A couple of years later John Ford would direct Wayne in Three Godfathers, a purposefully naïve allegory with a Sunday School vision of the West. Angel and the Badman is just as sweet, without the excess sentimentality. Once the outlaw Quirt Evans sees a better way of living with the Worths, his redemption is well under way. The real villains are the two-faced Laredo and his sidekick Hondo, who step in at the conclusion to pay for their sins, and apparently Quirt's as well. Angel and the Badman is also much like Joel McCrea's pacifist western Four Faces West, which is distinguished by the fact that not one shot is fired in anger. When the Quakers hide his bullets, Quirt is forced to bluff his way through one encounter with an empty six-shooter. The crotchety Fred Carson suddenly becomes very cooperative when he realizes he's facing the deadly Quirt Evans, an occurrence that pleasantly, if not convincingly, brings peace to the valley. The Carson-Worth feud seems based on nothing at all, not even religious intolerance or an aversion to the words Thee and Thou. The film seems proud of this happy "friendly persuasion", even though it teaches the dubious lesson that the threat of violence will turn people into good neighbors.

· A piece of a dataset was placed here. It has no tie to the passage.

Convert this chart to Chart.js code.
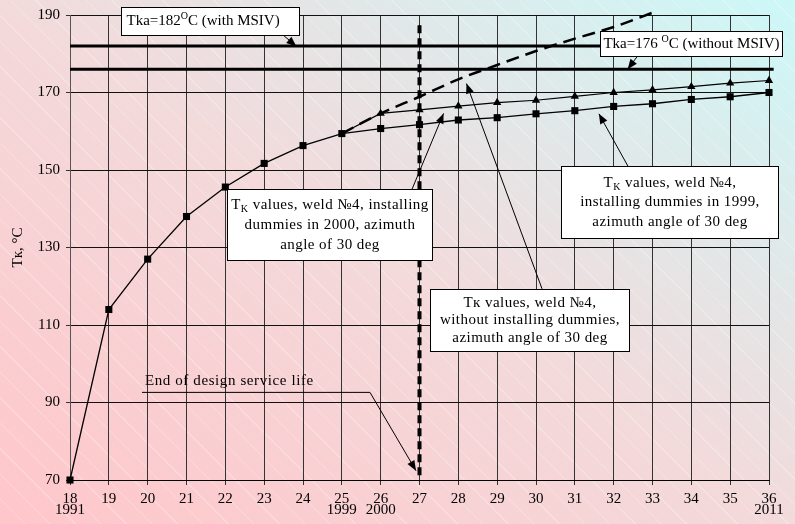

For the most part, Quirt Evans' conversion to pacifist-agrarian values is beautifully handled. All the outlaw has known for years has been struggle and hostility. The Worth farm is a living Utopia for a strong young guy able to work the land, and with Penelope extending an amorous invitation nothing could be more desirable. The balance of Angel and the Badman sees Quirt and Penelope bravely facing the consequences of his past. As the Marshall is played by the kindly, fair-minded Harry Carey, the king of sentimental silent-era cowboy heroes, we look forward to a happy ending.
Republic Pictures gives Angel and the Badman a high production polish. First-time director Grant probably received plenty of assistance from the ambitious Wayne and the ace cameraman Archie Stout. The film is very smoothly directed, with attractive interiors and exteriors that make us believe a genuine little frontier society is nestled up there in the foothills of Sedona, Arizona.
Stuntmen Richard Farnsworth and Chuck Roberson did some of the more difficult cowboy tricks. Both horsemen would later have long acting careers in small parts. In one of the first scenes Gail Russell appears to be an experienced wrangler, driving a buckboard wagon forward at a fast clip and stopping its horse team right on the mark. As it turns out, the horses are really being driven by a stuntman crouching in a hidden compartment, using a second set of plainly visible reins! Just look below Gail's feet on the buckboard.
Olive Films' Blu-ray of Angel and the Badman is an almost flawless transfer of this highly entertaining western romance. A few small scratches appear near the main title, and some white specks align near reel changes, but otherwise the sharp, handsome transfer is very clean indeed. Richard Hageman's traditional music cues sound robust on the HD soundtrack. So many Republic pictures have been released in sad 16mm dupes that one sometimes forgets how technically well crafted they were.